How to make a Sparse GRM file

About function getSparseGRM

  • GRAB package includes a function getSparseGRM, which implicitly uses tool GCTA software (gcta_1.93.1beta, link) to make a SparseGRMFile to be passed to function GRAB.NullModel.

  • As required by GCTA software, the function getSparseGRM is only supported in Linux operation system and PLINK binary files with the same prefix are required.

  • It has been reported that if the PLINK files include subjects with more than one ancestry, the GRM estimation might be highly inaccurate.
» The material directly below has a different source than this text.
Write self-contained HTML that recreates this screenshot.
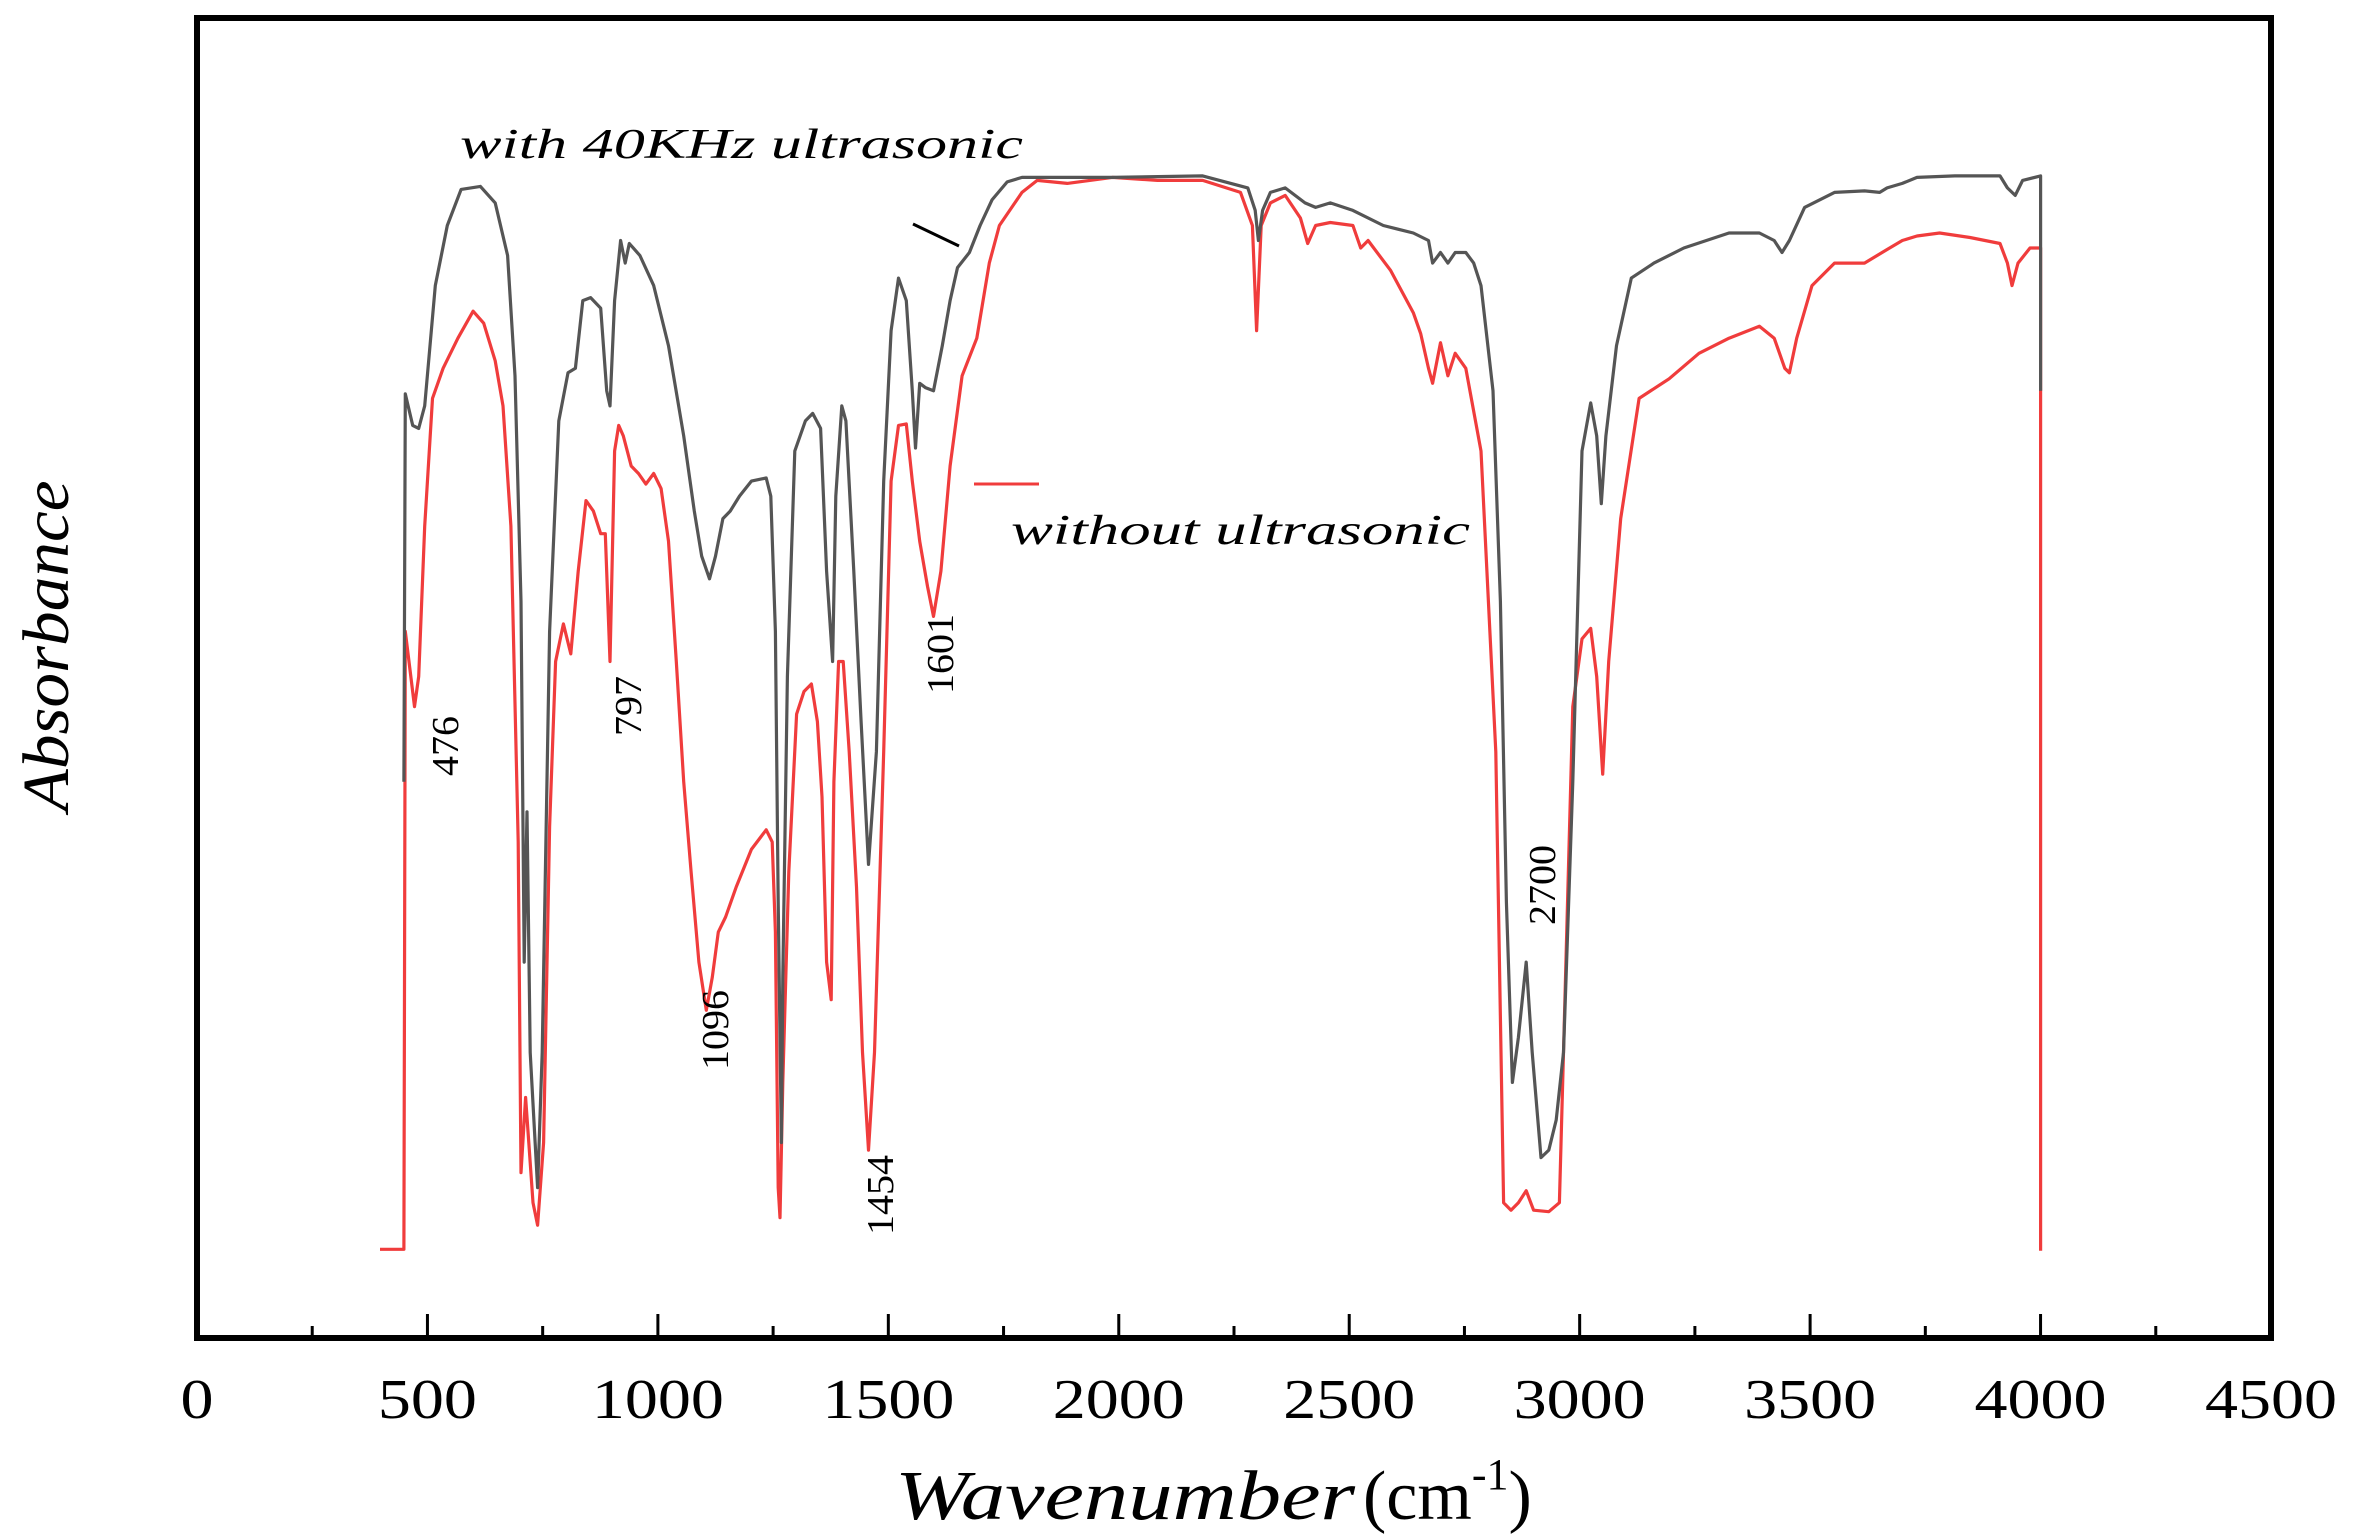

PLINK binary files with high-quality genotyped variants are required to make a sparse GRM. In UK Biobank real data analysis, we used the following cutoffs in PLINK to select ~ 340K SNPs for White British subjects.

--maf 0.05
--indep-pairwise 500 50 0.2

Step 1: RUN getTempFilesFullGRM to get temporary files

  • Besides PlinkPrefix, arguments nPartsGRM and partParallel are required.
  • The GRM calculation is split to nPartsGRM parts for parallel computation.
  • For UK Biobank data analysis with ~ 500K samples, we recommend setting nPartsGRM = 250 and using multiple CPU cores in High Performance Cluster.
  • If not specified, the temporary files are in system.file("SparseGRM", "temp", package = "GRAB")). Users can set tempDir to change it.
  • If the sample size > 100K, then the temporary files might need a large amount of space.
  • Other arguments includes
    • subjData: a character vector to specify subject IDs to retain (i.e. IID). Default is NULL, i.e. all subjects are retained in sparse GRM.
    • minMafGRM: Minimal value of MAF cutoff to select markers (from PLINK files) to make sparse GRM. (default=0.01)
    • maxMissingGRM: Maximal value of missing rate to select markers (from PLINK files) to make sparse GRM. (default=0.1)
    • threadNum: Number of threads (CPU cores) to use.

Example:

GenoFile = system.file("extdata", "simuPLINK.bed", package = "GRAB")
PlinkPrefix = tools::file_path_sans_ext(GenoFile)   # remove file extension
nPartsGRM = 2;
for(partParallel in 1:nPartsGRM)
{
   getTempFilesFullGRM(PlinkPrefix, 
                       nPartsGRM = nPartsGRM, 
                       partParallel = partParallel)
}

Step 2: RUN getSparseGRM to combine the temporary files

  • Function getSparseGRM can search the temporary files from tempDir based on arguments minMafGRM and maxMissingGRM.
  • Argument relatednessCutoff is the cutoff for sparse GRM, only kinship coefficient greater than this cutoff will be retained in sparse GRM. (default=0.05)
  • If argument rm.tempFiles is set as TRUE, then all temporary files will be removed.

Example:

SparseGRMFile = system.file("SparseGRM", "SparseGRM.txt", package = "GRAB")
getSparseGRM(PlinkPrefix, 
             nPartsGRM = nPartsGRM, 
             SparseGRMFile = SparseGRMFile,
             relatednessCutoff = 0.05)

About the SparseGRMFile

The below gives more details about the SparseGRMFile

SparseGRMFile = system.file("SparseGRM", "SparseGRM.txt", package = "GRAB")
SparseGRM = data.table::fread(SparseGRMFile)
SparseGRM
#            ID1      ID2     Value
#    1:     f1_1     f1_1 0.9550625
#    2:     f1_2     f1_2 1.0272297
#    3:     f1_3     f1_3 1.0192574
#    4:     f1_4     f1_4 1.0053836
#    5:     f1_5     f1_1 0.4648096
#   ---
# 2547: Subj-496 Subj-496 1.0027448
# 2548: Subj-497 Subj-497 0.9913247
# 2549: Subj-498 Subj-498 0.9785985
# 2550: Subj-499 Subj-499 1.0109795
# 2551: Subj-500 Subj-500 0.9783296